Warning: The `guide` argument in `scale_*()` cannot be `FALSE`. This was deprecated in
ggplot2 3.3.4.
ℹ Please use "none" instead.
ℹ The deprecated feature was likely used in the naniar package.
  Please report the issue at <https://github.com/njtierney/naniar/issues>.

Looking at the summary() and str() output, the dataset has a row for each city (identified in the Reporting Area column) for each MMWR week of the year. The columns marked as flag only contains NAs and marked as character variables. The other columns contain the number of deaths for each age group. There are a total of 6864 observations. Notice also the dashes (representing no reported cases) does not accurately represent the report since the minimum for the age group columns is 1. Exploring further, the gg_miss_var() from the naniar package reports the number of missing values by variable, which the flagged and location columns having the highest number of missing data points.

Note: in the original CDC database, the summary of the dataset indicated there would be ages groups of 65-75 years and 85+ years. I do not see those age groups on the actual data available.

Cleaning the data

Let’s start cleaning the data by changing the column names to something easier to work with.

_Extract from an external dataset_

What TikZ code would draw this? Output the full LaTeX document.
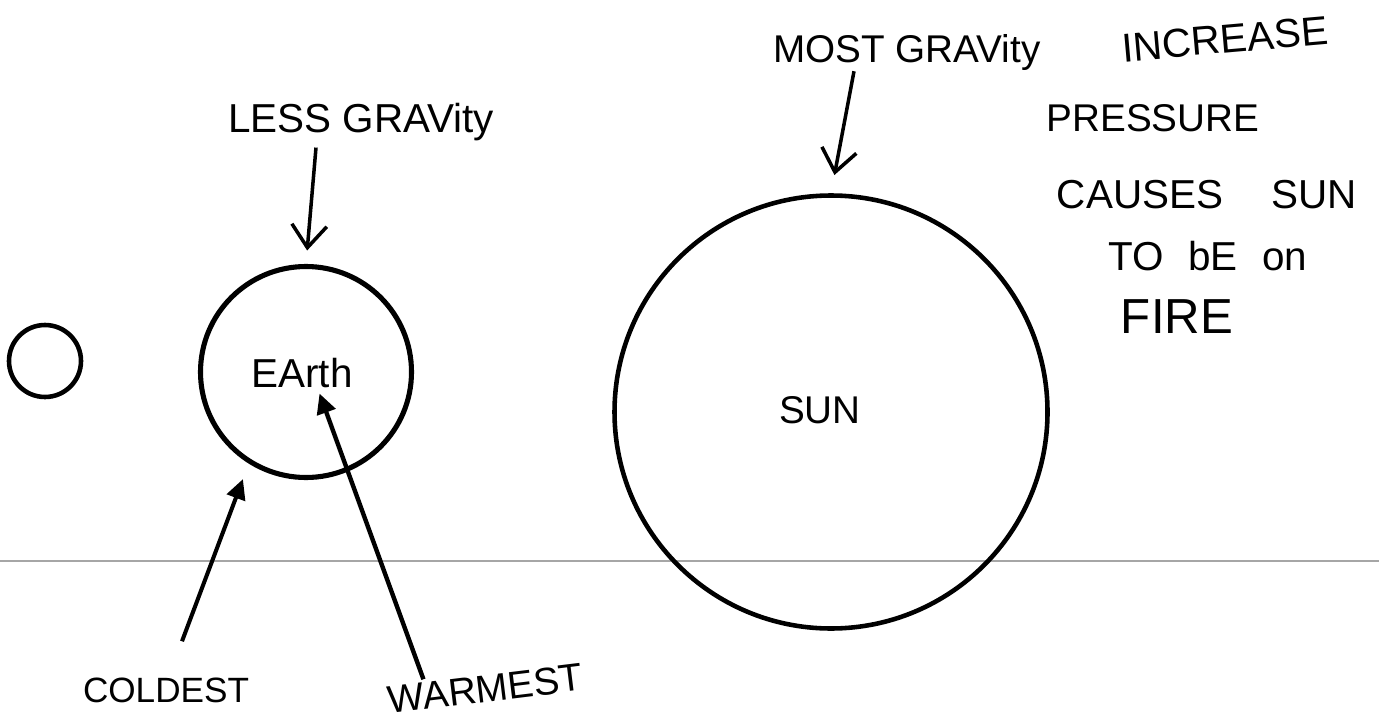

Since I am only interested in the age group columns, I will only be renaming these.

#rename columns for easier cleaning and assign to RNdeathdata
RNdeathdata <- deathdata %>% 
  rename(AllAges = `All causes, by age (years), All Ages**`,
         AllAgesFlag = `All causes, by age (years), All Ages**, flag`,
         AgesOver65 = `All causes, by age (years), ?65`,
         AgesOver65Flag = `All causes, by age (years), ?65, flag`,
         Ages45to64 = `All causes, by age (years), 45–64`,
         Ages45to64Flag = `All causes, by age (years), 45–64, flag`,
         Ages25to44 = `All causes, by age (years), 25–44`,
         Ages25to44Flag = `All causes, by age (years), 25–44, flag`,
         Ages1to24 = `All causes, by age (years), 1–24`,
         Ages1to24Flag = `All causes, by age (years), 1–24, flag`)

Next, I want to find which columns contain the dashes (for zero cases) and “U” for unreported data.

#finding dashes and "U" in data set by column
str_detect(RNdeathdata, "-")

Warning in stri_detect_regex(string, pattern, negate = negate, opts_regex =
opts(pattern)): argument is not an atomic vector; coercing

 [1] FALSE FALSE FALSE FALSE  TRUE FALSE  TRUE FALSE  TRUE FALSE  TRUE FALSE
[13]  TRUE FALSE  TRUE FALSE  TRUE  TRUE FALSE

str_detect(RNdeathdata, "U")

Warning in stri_detect_regex(string, pattern, negate = negate, opts_regex =
opts(pattern)): argument is not an atomic vector; coercing

 [1]  TRUE FALSE FALSE FALSE  TRUE FALSE  TRUE FALSE  TRUE FALSE  TRUE FALSE
[13]  TRUE FALSE  TRUE FALSE  TRUE  TRUE FALSE

Using the str_detect() function, we can see the same columns have dashes and “u” (except for the Reporting Area column which contains “u” as part of the city names). Looking back at the output from str() in the above step, the flagged columns as well as Location 1 column have the dashes and unreported data. Since I will be removing the flagged columns but want to preserve the values that are meant to be zero for that age group in that city for that week, I will translate the dashes into 0s for the corresponding columns.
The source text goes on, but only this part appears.